2014年度/夏学期
Capital23c,d.pdf
節制,節欲,禁欲 †
| 節制(Enthaltung) | 節欲(Abstinenz) | 禁欲(Entsagung) |
初出 | S.220 注22訳「抑制」 | S.206 訳「節欲」 | S.147 訳「禁欲」 |
| (「節制」の初出 S.243 注33) | | |
剰余価値部分の投資 †
- 投資関数を考える必要はあるのか.
- 労賃騰貴が恐慌の原因としか言わないのであれば,投資関数を入れても「いつなるか」が問題になるだけで,最終的には同じことになるか.
- 宇野においては,第二篇第二章「資本の流通過程」でG-W-P-W'-G' の循環図を入れたために,当初から剰余価値部分をどれだけ蓄積するか,という問題が後景に退いてしまったのではないか.
- 従来の議論は,何故か構成不変or構成高度化の蓄積の議論に終始していた.
- 一方で,マルクスにおいては,資本の定義自身にm部分の分割についての定義が含まれている訳ではない.
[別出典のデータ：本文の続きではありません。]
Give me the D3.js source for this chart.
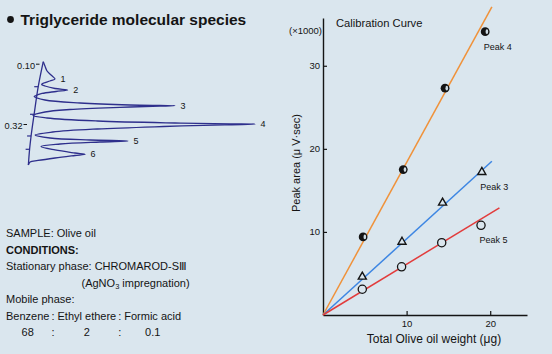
<!DOCTYPE html>
<html>
<head>
<meta charset="utf-8">
<script src="https://cdn.jsdelivr.net/npm/d3@7"></script>
<style>
  body { margin: 0; background: #dae6ee; }
  svg { display: block; font-family: "Liberation Sans", Arial, sans-serif; }
</style>
</head>
<body>
<div id="chart"></div>
<script>
const width = 552, height = 354;
const bg = "#dae6ee";
const ink = "#141414";

// calibration curve
const weight4 = [4.8, 9.6, 14.6, 19.4];
const area4   = [9.4, 17.5, 27.3, 34.1];
const weight3 = [4.7, 9.45, 14.3, 19.0];
const area3   = [4.6, 8.8, 13.5, 17.2];
const weight5 = [4.7, 9.4, 14.2, 18.9];
const area5   = [3.1, 5.8, 8.7, 10.8];
// fitted lines [weight, area] start / end
const fit4 = [[0, 0], [20.2, 37.1]];
const fit3 = [[0, 0], [20.2, 18.5]];
const fit5 = [[0, 0], [21.1, 12.9]];
const xTicks = [10, 20];
const yTicks = [10, 20, 30];
const peakNames = ["Peak 4", "Peak 3", "Peak 5"];

// densitometer trace [Rf, signal]
const trace = [
  [0.0854, 8.7], [0.1011, 9.5], [0.1193, 10.5], [0.1339, 12.4], [0.1485, 14.3],
  [0.1558, 11.9], [0.1631, 9.0], [0.1686, 7.9],
  [0.1741, 9.5], [0.1832, 14.3], [0.1886, 20.3], [0.1941, 14.8], [0.2014, 8.1],
  [0.2105, 4.8], [0.2131, 4.4],
  [0.2251, 9.5], [0.2361, 26.2], [0.2434, 50], [0.2452, 64.3], [0.2459, 71.4],
  [0.2477, 64.3], [0.2518, 45.2], [0.2598, 21.4], [0.2689, 9.5], [0.2817, 3.8],
  [0.2908, 10.5], [0.3017, 34.5], [0.3090, 71.4], [0.3120, 97.8], [0.3134, 109.5],
  [0.3156, 95.1], [0.3218, 66], [0.3309, 34.4], [0.3419, 13.2], [0.3528, 4.8],
  [0.3638, 11.9], [0.3711, 31], [0.3747, 49], [0.3784, 35.7], [0.3857, 16.7],
  [0.3948, 7.6],
  [0.4075, 14.3], [0.4185, 23.8], [0.4232, 28.6], [0.4276, 23.8], [0.4367, 14.3],
  [0.4458, 6.2], [0.4513, 2.4], [0.4622, 1.6]
];
const baseline = [[0.0854, 8.7], [0.1766, 6.3], [0.2798, 4.3], [0.3564, 2.9], [0.4039, 2.2], [0.4622, 1.6]];
const rfLabels = [0.10, 0.32];
const minorTicks = [[0.1766, 6.3], [0.2773, 4.3], [0.3564, 2.9], [0.4050, 2.2]];
const peakIds = ["1", "2", "3", "4", "5", "6"];
const peakTips = [[0.1485, 14.3], [0.1886, 20.3], [0.2459, 71.4], [0.3134, 109.5], [0.3747, 49], [0.4232, 28.6]];

// conditions text
const sampleName = "Olive oil";
const phaseName = "CHROMAROD-S\u2162";
const solvents = ["Benzene", "Ethyl ethere", "Formic acid"];
const ratios = ["68", "2", "0.1"];

const svg = d3.select("#chart").append("svg")
  .attr("width", width)
  .attr("height", height);

svg.append("rect").attr("width", width).attr("height", height).attr("fill", bg);

// title
svg.append("circle").attr("cx", 10.5).attr("cy", 19.5).attr("r", 3.4).attr("fill", ink);
svg.append("text")
  .attr("x", 20.5).attr("y", 25)
  .attr("font-size", 15.5).attr("font-weight", "bold").attr("fill", ink)
  .text("Triglyceride molecular species");

// ---------- chromatogram ----------
const rf = d3.scaleLinear().domain([0.10, 0.32]).range([65.7, 126]);
const sig = d3.scaleLinear().domain([0, 100]).range([25, 235]);
const navy = "#2e2f8c";

const traceLine = d3.line()
  .x(d => sig(d[1]))
  .y(d => rf(d[0]))
  .curve(d3.curveCatmullRom.alpha(0.5));

svg.append("path").datum(baseline)
  .attr("d", traceLine).attr("fill", "none")
  .attr("stroke", navy).attr("stroke-width", 1.3);
svg.append("path").datum(trace)
  .attr("d", traceLine).attr("fill", "none")
  .attr("stroke", navy).attr("stroke-width", 1.3).attr("stroke-linejoin", "round");

svg.selectAll(".minor").data(minorTicks).enter().append("line")
  .attr("x1", d => sig(d[1]) - 4).attr("x2", d => sig(d[1]))
  .attr("y1", d => rf(d[0])).attr("y2", d => rf(d[0]))
  .attr("stroke", navy).attr("stroke-width", 1.2);

const rfX = [35, 22.5];
rfLabels.forEach((v, i) => {
  svg.append("text")
    .attr("x", rfX[i]).attr("y", rf(v)).attr("dy", "0.35em")
    .attr("text-anchor", "end").attr("font-size", 9.2).attr("fill", ink)
    .text(v.toFixed(2));
  svg.append("line")
    .attr("x1", rfX[i] + 1).attr("x2", rfX[i] + 4.5)
    .attr("y1", rf(v) - 1.5).attr("y2", rf(v) - 1.5)
    .attr("stroke", ink).attr("stroke-width", 1);
});

svg.selectAll(".pk").data(peakTips).enter().append("text")
  .attr("x", d => sig(d[1]) + 5.5).attr("y", d => rf(d[0])).attr("dy", "0.35em")
  .attr("font-size", 9).attr("fill", ink)
  .text((d, i) => peakIds[i]);

// ---------- conditions block ----------
const tx = 6, fs = 11;
function line(y, txt, bold) {
  return svg.append("text").attr("x", tx).attr("y", y)
    .attr("font-size", fs).attr("fill", ink)
    .attr("font-weight", bold ? "bold" : null).text(txt);
}
line(237, "SAMPLE: " + sampleName);
line(253.5, "CONDITIONS:", true);
line(270, "Stationary phase: " + phaseName);
const ag = svg.append("text").attr("x", 81.5).attr("y", 286.5)
  .attr("font-size", fs).attr("fill", ink);
ag.append("tspan").text("(AgNO");
ag.append("tspan").attr("font-size", 7.5).attr("dy", 2.5).text("3");
ag.append("tspan").attr("dy", -2.5).text(" impregnation)");
line(303, "Mobile phase:");

// solvent row, ratios centred under each solvent
let cx = tx;
const centres = [], colons = [];
solvents.forEach((s, i) => {
  const t = svg.append("text").attr("x", cx).attr("y", 319.5)
    .attr("font-size", fs).attr("fill", ink).text(s);
  const w = t.node().getComputedTextLength();
  centres.push(cx + w / 2);
  cx += w;
  if (i < solvents.length - 1) {
    const c = svg.append("text").attr("x", cx + 2).attr("y", 319.5)
      .attr("font-size", fs).attr("fill", ink).text(":");
    const cw = c.node().getComputedTextLength();
    colons.push(cx + 2 + cw / 2);
    cx += cw + 5;
  }
});
ratios.forEach((r, i) => {
  svg.append("text").attr("x", centres[i]).attr("y", 336)
    .attr("text-anchor", "middle").attr("font-size", fs).attr("fill", ink).text(r);
});
colons.forEach(c => {
  svg.append("text").attr("x", c).attr("y", 336)
    .attr("text-anchor", "middle").attr("font-size", fs).attr("fill", ink).text(":");
});

// ---------- calibration curve ----------
const x = d3.scaleLinear().domain([0, 24.4]).range([323, 527]);
const y = d3.scaleLinear().domain([0, 35.75]).range([315, 18]);

svg.append("g")
  .attr("transform", "translate(0,315)")
  .call(d3.axisBottom(x).tickValues(xTicks).tickSizeInner(-4).tickSizeOuter(0).tickPadding(5))
  .call(g => g.select(".domain").attr("stroke", ink).attr("stroke-width", 1.4))
  .call(g => g.selectAll(".tick line").attr("stroke", ink).attr("stroke-width", 1.2))
  .call(g => g.selectAll("text").attr("font-size", 9.5).attr("fill", ink).attr("font-family", null));

svg.append("g")
  .attr("transform", "translate(323,0)")
  .call(d3.axisLeft(y).tickValues(yTicks).tickSizeInner(-4).tickSizeOuter(0).tickPadding(3))
  .call(g => g.select(".domain").attr("stroke", ink).attr("stroke-width", 1.4))
  .call(g => g.selectAll(".tick line").attr("stroke", ink).attr("stroke-width", 1.2))
  .call(g => g.selectAll("text").attr("font-size", 9.5).attr("fill", ink).attr("font-family", null));

svg.append("text").attr("x", 322).attr("y", 34)
  .attr("text-anchor", "end").attr("font-size", 9.5).attr("fill", ink)
  .text("(\u00d71000)");
svg.append("text").attr("x", 336).attr("y", 26.5)
  .attr("font-size", 11.2).attr("fill", ink)
  .text("Calibration Curve");

svg.append("text").attr("x", 434).attr("y", 343)
  .attr("text-anchor", "middle").attr("font-size", 12).attr("fill", ink)
  .text("Total Olive oil weight (\u03bcg)");
svg.append("text")
  .attr("transform", "translate(300,163) rotate(-90)")
  .attr("text-anchor", "middle").attr("font-size", 11).attr("fill", ink)
  .text("Peak area (\u03bc V\u00b7sec)");

const fitLine = d3.line().x(d => x(d[0])).y(d => y(d[1]));
const series = [
  { name: peakNames[0], wx: weight4, ay: area4, fit: fit4, color: "#f0923a", mark: "half" },
  { name: peakNames[1], wx: weight3, ay: area3, fit: fit3, color: "#3d86e3", mark: "tri" },
  { name: peakNames[2], wx: weight5, ay: area5, fit: fit5, color: "#e23c3c", mark: "open" }
];

series.forEach(s => {
  svg.append("path").datum(s.fit)
    .attr("d", fitLine).attr("fill", "none")
    .attr("stroke", s.color).attr("stroke-width", 1.5);
});

series.forEach(s => {
  const pts = s.wx.map((w, i) => [w, s.ay[i]]);
  const g = svg.append("g");
  if (s.mark === "half") {
    g.selectAll("circle.a").data(pts).enter().append("circle")
      .attr("cx", d => x(d[0])).attr("cy", d => y(d[1])).attr("r", 4.4)
      .attr("fill", ink);
    g.selectAll("ellipse").data(pts).enter().append("ellipse")
      .attr("cx", d => x(d[0]) + 1.7).attr("cy", d => y(d[1]))
      .attr("rx", 1.3).attr("ry", 2.4).attr("fill", "#cfdce4");
  } else if (s.mark === "tri") {
    g.selectAll("path").data(pts).enter().append("path")
      .attr("transform", d => `translate(${x(d[0])},${y(d[1])})`)
      .attr("d", d3.symbol(d3.symbolTriangle, 28))
      .attr("fill", bg).attr("stroke", ink).attr("stroke-width", 1.4);
  } else {
    g.selectAll("circle").data(pts).enter().append("circle")
      .attr("cx", d => x(d[0])).attr("cy", d => y(d[1])).attr("r", 4.1)
      .attr("fill", bg).attr("stroke", ink).attr("stroke-width", 1.3);
  }
  const last = pts[pts.length - 1];
  svg.append("text")
    .attr("x", x(last[0]) - 1.5).attr("y", y(last[1]) + 18)
    .attr("font-size", 9).attr("fill", ink)
    .text(s.name);
});
</script>
</body>
</html>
- 個人的消費の節約の結果を蓄積にまわす古典的資本家と,蓄積の結果を個人的消費にまわす近代的資本家(S.620)
「総資本の論理」 †
Pauper の扶養、社会的空費、という月岡君の三番目の問題点「資本は,受救貧民の負担を労働者階級および下層中間階級の肩に転嫁する(S.673)」に関して、ゼミの時に言及した「社会的総資本の論理」ですが、とりあえず
http://www.l.u-tokyo.ac.jp/~slogos/archive/34/tanaka2010.pdf
などみてください。
オバタ
移動民・労働力移動 †
- cのタイトルである移動民はどこからどこへの移動か?
- 労働力移動を原論で考えることは可能か
- 1.産業部門間移動(これは従来から考えられてきた) 2.都市の形成と農村から都市への人口移動 3.何らかの形で地理性を導入することで労働力移動を段階論的に考える(中世:商品作物生産地域への植民・労働排出的な蓄積がメインの時代の植民・先進国における産業構造分化による職業内階層構造の定着とそこへの出稼ぎ労働としてのグローバルな労働力移動など)
原理論と小生産者 †
- 従来は独立小生産者はいないことになっている
- 労働力の生成の観点から言えば,独立小生産者は必ずしも淘汰されないかもしれない(家庭における独立小生産者としての労働・「拡大家族」)
- 或いは,資本主義には内側に小生産者的な構造を作りながらその上にマウントするような形が有り得る(フランチャイズなど)->問屋制と同じ構造か?
- プロト工業化論
- メンデルスの議論:16〜18世紀の西ヨーロッパのフランドル地方の実証的研究を基にモデル化.土地が肥沃な沿岸部では農村工業が発達したなかった一方、農業に向いていない内陸部は、人口が相対的に稠密な地域であり低賃金労働力が利用できるため工業が発達するインセンティブがあったとする。そして,農村工業の成長は農地相続に制限されない世界形成を可能にし,結婚年齢を低下させて,その結果出生率が上昇し人口増大したと結論づけた.